Вечером дверь в камеру открылась, вошли четверо или пятеро ментов. У двоих были резиновые дубинки, а один держал наручники. Не успел я даже встать, как получил сильный удар по голове, от которого сразу упал на пол. Затем посыпались удары другого мента, я только успевал закрывать лицо руками, так как били меня одновременно двумя дубинками. Мне сразу разбили лицо, и сильно потекла кровь. Тогда они прекратили бить по голове, застегнули наручники и стали поднимать меня по крюку к потолку. Зацепив меня руками вверх, стали бить дубинками по пяткам. Боль была сильная, и закрыться чем-либо у меня теперь не было возможности. Такая экзекуция продолжалась минут двадцать-тридцать. Меня еле живого опустили вниз, облили ведром холодной воды и перенесли в другую камеру. Примерно три дня я приходил в себя. А когда появился следователь, я стал ему жаловаться, написал даже заявление о факте моего избиения. Он ответил, что избили меня в камере другие заключенные.
Многие сокамерники, когда узнали о пресс-хате, то говорили, что, мол, мне еще повезло: иногда менты практикуют вызов заключенных по разным отделениям милиции, где имеются свои ИВC, а там либо сами избивают, либо поручают это сделать сокамерникам.
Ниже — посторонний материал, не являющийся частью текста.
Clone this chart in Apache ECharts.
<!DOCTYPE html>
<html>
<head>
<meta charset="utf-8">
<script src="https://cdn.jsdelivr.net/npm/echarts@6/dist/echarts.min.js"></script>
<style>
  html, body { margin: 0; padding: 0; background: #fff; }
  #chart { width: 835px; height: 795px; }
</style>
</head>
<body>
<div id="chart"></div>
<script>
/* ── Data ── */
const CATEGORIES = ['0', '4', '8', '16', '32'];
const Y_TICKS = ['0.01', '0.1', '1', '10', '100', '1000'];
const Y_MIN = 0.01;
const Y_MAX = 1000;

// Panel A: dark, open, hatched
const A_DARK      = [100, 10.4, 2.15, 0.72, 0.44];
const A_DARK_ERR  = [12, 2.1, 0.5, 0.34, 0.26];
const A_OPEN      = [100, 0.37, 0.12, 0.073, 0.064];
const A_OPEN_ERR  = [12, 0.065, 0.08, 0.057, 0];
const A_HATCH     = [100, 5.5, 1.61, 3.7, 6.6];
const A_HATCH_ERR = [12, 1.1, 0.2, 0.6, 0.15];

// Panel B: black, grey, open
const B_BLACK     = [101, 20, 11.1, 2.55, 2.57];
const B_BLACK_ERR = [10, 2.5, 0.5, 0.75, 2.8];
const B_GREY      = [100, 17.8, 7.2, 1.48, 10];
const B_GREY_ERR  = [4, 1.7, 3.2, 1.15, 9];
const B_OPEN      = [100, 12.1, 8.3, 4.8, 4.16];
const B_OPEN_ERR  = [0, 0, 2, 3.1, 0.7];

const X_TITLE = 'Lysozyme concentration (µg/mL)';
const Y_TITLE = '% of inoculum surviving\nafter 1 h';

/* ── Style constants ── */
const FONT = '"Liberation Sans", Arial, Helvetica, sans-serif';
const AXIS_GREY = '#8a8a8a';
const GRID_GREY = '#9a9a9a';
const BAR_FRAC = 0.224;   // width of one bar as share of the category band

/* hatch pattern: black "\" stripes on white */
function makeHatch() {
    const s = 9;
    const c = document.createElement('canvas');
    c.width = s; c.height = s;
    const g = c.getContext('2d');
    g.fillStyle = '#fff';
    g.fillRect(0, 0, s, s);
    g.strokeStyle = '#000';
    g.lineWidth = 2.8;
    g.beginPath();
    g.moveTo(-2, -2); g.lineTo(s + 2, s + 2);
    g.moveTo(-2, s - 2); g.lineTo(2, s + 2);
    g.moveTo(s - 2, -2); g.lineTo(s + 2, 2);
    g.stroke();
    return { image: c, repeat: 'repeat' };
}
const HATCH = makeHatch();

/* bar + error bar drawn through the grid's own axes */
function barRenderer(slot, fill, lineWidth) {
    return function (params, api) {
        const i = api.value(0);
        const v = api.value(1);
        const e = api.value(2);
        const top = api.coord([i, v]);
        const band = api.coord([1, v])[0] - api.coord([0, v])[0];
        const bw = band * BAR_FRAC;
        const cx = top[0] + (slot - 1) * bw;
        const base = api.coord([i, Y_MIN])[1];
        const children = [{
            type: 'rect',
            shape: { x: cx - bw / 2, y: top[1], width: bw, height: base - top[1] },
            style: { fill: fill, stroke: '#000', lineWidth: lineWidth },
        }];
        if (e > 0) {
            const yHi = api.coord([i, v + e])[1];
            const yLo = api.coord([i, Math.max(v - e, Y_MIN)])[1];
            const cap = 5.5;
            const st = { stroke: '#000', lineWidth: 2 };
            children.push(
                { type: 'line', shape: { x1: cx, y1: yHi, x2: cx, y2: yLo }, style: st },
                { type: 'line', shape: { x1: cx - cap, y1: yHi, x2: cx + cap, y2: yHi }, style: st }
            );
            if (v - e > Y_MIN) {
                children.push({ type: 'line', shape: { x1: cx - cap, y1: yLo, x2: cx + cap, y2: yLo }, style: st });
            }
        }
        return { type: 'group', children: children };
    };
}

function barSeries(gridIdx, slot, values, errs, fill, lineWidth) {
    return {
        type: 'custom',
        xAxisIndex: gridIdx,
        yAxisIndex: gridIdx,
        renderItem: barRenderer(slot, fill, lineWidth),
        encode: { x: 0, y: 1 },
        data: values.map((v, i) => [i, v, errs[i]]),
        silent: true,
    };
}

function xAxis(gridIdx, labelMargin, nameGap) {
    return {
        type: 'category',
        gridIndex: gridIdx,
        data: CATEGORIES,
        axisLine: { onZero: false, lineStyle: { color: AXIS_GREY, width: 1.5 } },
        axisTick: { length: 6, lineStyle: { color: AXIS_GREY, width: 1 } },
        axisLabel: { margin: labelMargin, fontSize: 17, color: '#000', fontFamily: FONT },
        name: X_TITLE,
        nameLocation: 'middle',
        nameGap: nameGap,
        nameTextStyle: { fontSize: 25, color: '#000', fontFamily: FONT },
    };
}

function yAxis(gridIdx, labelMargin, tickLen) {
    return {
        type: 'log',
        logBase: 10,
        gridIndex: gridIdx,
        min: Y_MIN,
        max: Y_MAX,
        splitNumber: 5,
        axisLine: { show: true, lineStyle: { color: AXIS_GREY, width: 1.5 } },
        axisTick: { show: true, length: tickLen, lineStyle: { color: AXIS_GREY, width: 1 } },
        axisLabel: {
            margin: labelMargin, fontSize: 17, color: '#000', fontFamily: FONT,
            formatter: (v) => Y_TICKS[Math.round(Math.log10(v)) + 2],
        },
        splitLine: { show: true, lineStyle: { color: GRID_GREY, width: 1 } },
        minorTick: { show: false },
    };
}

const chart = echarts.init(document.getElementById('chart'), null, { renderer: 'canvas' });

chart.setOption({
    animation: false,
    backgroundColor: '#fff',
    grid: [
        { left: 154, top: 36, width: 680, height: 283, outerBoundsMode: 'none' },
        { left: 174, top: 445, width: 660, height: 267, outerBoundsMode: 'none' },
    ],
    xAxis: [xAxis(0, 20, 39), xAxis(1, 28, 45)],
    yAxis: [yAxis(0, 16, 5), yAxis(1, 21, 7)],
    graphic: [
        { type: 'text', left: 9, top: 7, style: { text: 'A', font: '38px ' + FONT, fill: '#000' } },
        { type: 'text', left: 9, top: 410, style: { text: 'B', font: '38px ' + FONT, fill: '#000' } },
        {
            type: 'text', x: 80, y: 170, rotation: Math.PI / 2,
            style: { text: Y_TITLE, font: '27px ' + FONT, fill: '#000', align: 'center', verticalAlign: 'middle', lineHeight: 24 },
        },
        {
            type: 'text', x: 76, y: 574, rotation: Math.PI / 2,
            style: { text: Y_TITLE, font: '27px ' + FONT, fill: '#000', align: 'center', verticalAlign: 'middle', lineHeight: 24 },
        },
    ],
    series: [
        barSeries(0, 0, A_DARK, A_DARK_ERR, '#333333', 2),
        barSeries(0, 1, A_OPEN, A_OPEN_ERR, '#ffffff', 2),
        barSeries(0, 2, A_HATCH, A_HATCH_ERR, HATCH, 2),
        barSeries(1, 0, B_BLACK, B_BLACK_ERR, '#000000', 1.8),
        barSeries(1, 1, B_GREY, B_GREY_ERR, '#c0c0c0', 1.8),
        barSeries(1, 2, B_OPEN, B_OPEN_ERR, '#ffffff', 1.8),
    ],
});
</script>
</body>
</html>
Что касается официальных заявлений об избиении сотрудниками милиции задержанных или подследственных, то, как показывает практика, такие дела просто не возбуждаются, за редким исключением. Может, сейчас, когда следственные изоляторы перейдут в ведение Министерства юстиции, картина изменится. Время покажет.
А пока испытаний на долю заключенных выпадает более чем достаточно. Жизнь подследственного в СИЗО целиком зависит от его администрации, от следователя, который ведет дело. Если, скажем, необходимо какое-то воздействие на заключенного, то следователь может направить его не только в пресс-хату, но и в хату, где сидят «петухи», в хату, где синие — отъявленные представители уголовного мира, особенно если подследственный относится к новой волне братков.
Если к подследственному имеется предвзятый и пристрастный интерес, то в СИЗО практикуется смена камер и режимов. Только человек начинает более-менее привыкать к «жильцам» камеры и заявлять свой авторитет, как его тут же переправляют в другую камеру. И там все начинается с нуля: опять испытания, притирки, конфликты — и так продолжается бесконечно.
Иногда следователь специально, чтобы отсечь подследственного от его адвоката, переводит его якобы для выполнения следственных действий в какой-либо ИВС отделения милиции. Были случаи, когда таких подследственных прятали по отделениям милиции. Только приедешь в одно отделение, а его уже перевели в другое.
Когда я поступал в Московскую городскую коллегию адвокатов, один маститый адвокат прекрасно сказал: «Вы знаете, адвокат — единственный человек, который способен противостоять всей системе, которая направлена против вашего клиента». На самом деле не секрет, что оперативники, работники милиции, следователи, тюрьма, суды, которые иногда просто заштопывают прорехи в Уголовном кодексе, а впоследствии и зона настроены против заключенного. И сила, на которую он может опереться, — только адвокат. Но адвокат — один, а против него — вся система.